Revisão da Vida Toda: entre a segurança jurídica e a confiança de quem acreditou na Justiça
Quando o Supremo Tribunal Federal (STF) reconheceu, em 2022, o direito dos segurados de incluir todas as contribuições feitas ao longo da vida no cálculo das suas reformas, senti que a Justiça estava finalmente a valorizar a trajetória de quem sempre contribuiu para o sistema. Como advogada previdenciarista, acompanhei de perto a esperança reacendida em muitos trabalhadores, que viram naquela decisão um gesto de respeito à sua história contributiva.
Essa decisão, conhecida como “Revisão da Vida Toda”, foi um marco. Ela dava ao segurado a possibilidade de optar pela forma de cálculo mais vantajosa, incluindo contribuições anteriores a julho de 1994, que antes eram simplesmente desconsideradas. Era uma forma de corrigir distorções e tornar o sistema mais justo. Não se tratava de privilégio, mas de equidade.
Contudo, recentemente, fomos surpreendidos por uma guinada no entendimento do STF, que ao julgar as Ações Diretas de Inconstitucionalidade (ADIs 2.110 e 2.111), decidiu que a regra de transição da Lei 9.876/99 deve ser aplicada de forma obrigatória. Isso significa que os segurados não podem mais escolher a regra mais favorável, anulando, na prática, a tese da Revisão da Vida Toda.

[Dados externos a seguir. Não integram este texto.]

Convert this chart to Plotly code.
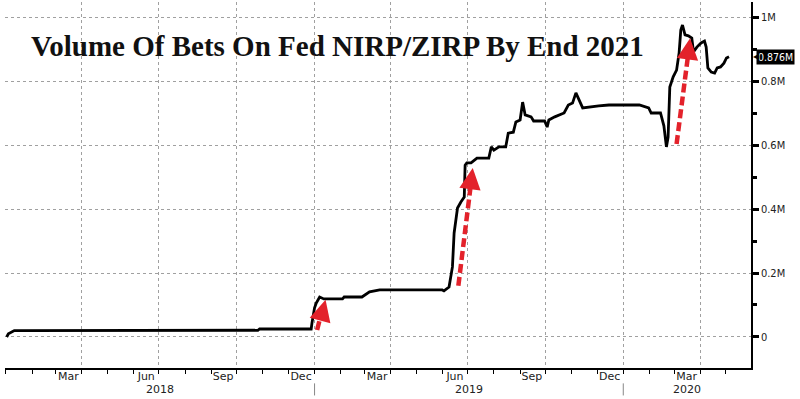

Essa mudança repentina criou um clima de incerteza e frustração. Milhares de pessoas que, confiando em uma decisão anterior da mais alta Corte do país, recorreram à Justiça com esperança de verem reconhecido um direito. Muitos desses processos estavam em andamento ou já tinham decisões favoráveis. Como explicar agora a esses cidadãos que tudo mudou de forma tão abrupta?
Não estamos apenas a falar de valores financeiros. Estamos a falar de previsibilidade e estabilidade jurídica, sem as quais o cidadão perde a referência e o próprio sistema perde credibilidade. Quando uma decisão como essa é revista de forma brusca, sem um período de transição ou um critério de modulação, o que se quebra é a confiança de quem agiu acreditando na Justiça.
Neste contexto, o instituto da modulação de efeitos, previsto no artigo 27 da Lei 9.868/99, ganha um papel fundamental. Ele permite que o STF defina a partir de quando sua nova interpretação deve valer, justamente para evitar injustiças. É o que se espera agora: que o Tribunal reconheça que não se pode penalizar quem agiu corretamente, com base em um entendimento que era oficial.
Dois pontos são essenciais: primeiro, que os valores já pagos a segurados com base em decisões anteriores não sejam devolvidos. Esses pagamentos foram feitos com base em decisões judiciais ou administrativas válidas. Seria inaceitável impor a essas pessoas a devolução de quantias recebidas de forma legítima. Segundo, que os processos em curso, iniciados sob a vigência do entendimento anterior, continuem a ser julgados com base naquela interpretação.
A nós, advogados, cabe agora um papel ainda mais importante: proteger os direitos dos nossos clientes e defender a estabilidade do sistema jurídico. Precisamos peticionar com firmeza, mostrando que os processos foram iniciados dentro da legalidade e que não é justo aplicar retroativamente uma nova interpretação.
Nos casos já encerrados, é fundamental invocar a coisa julgada, protegendo os beneficiários contra tentativas de reabrir causas decididas. E em todos os casos, devemos reforçar o valor da confiança, da coerência e do respeito à trajetória de cada trabalhador que acreditou na Justiça.
A Revisão da Vida Toda é mais do que uma tese jurídica. Ela representa a luta por um sistema previdenciário mais justo e humano. E, mesmo com a mudança de rumo, continuo a acreditar que o Direito não é feito apenas de leis frias, mas também de princípios que nos lembram da dignidade de cada pessoa.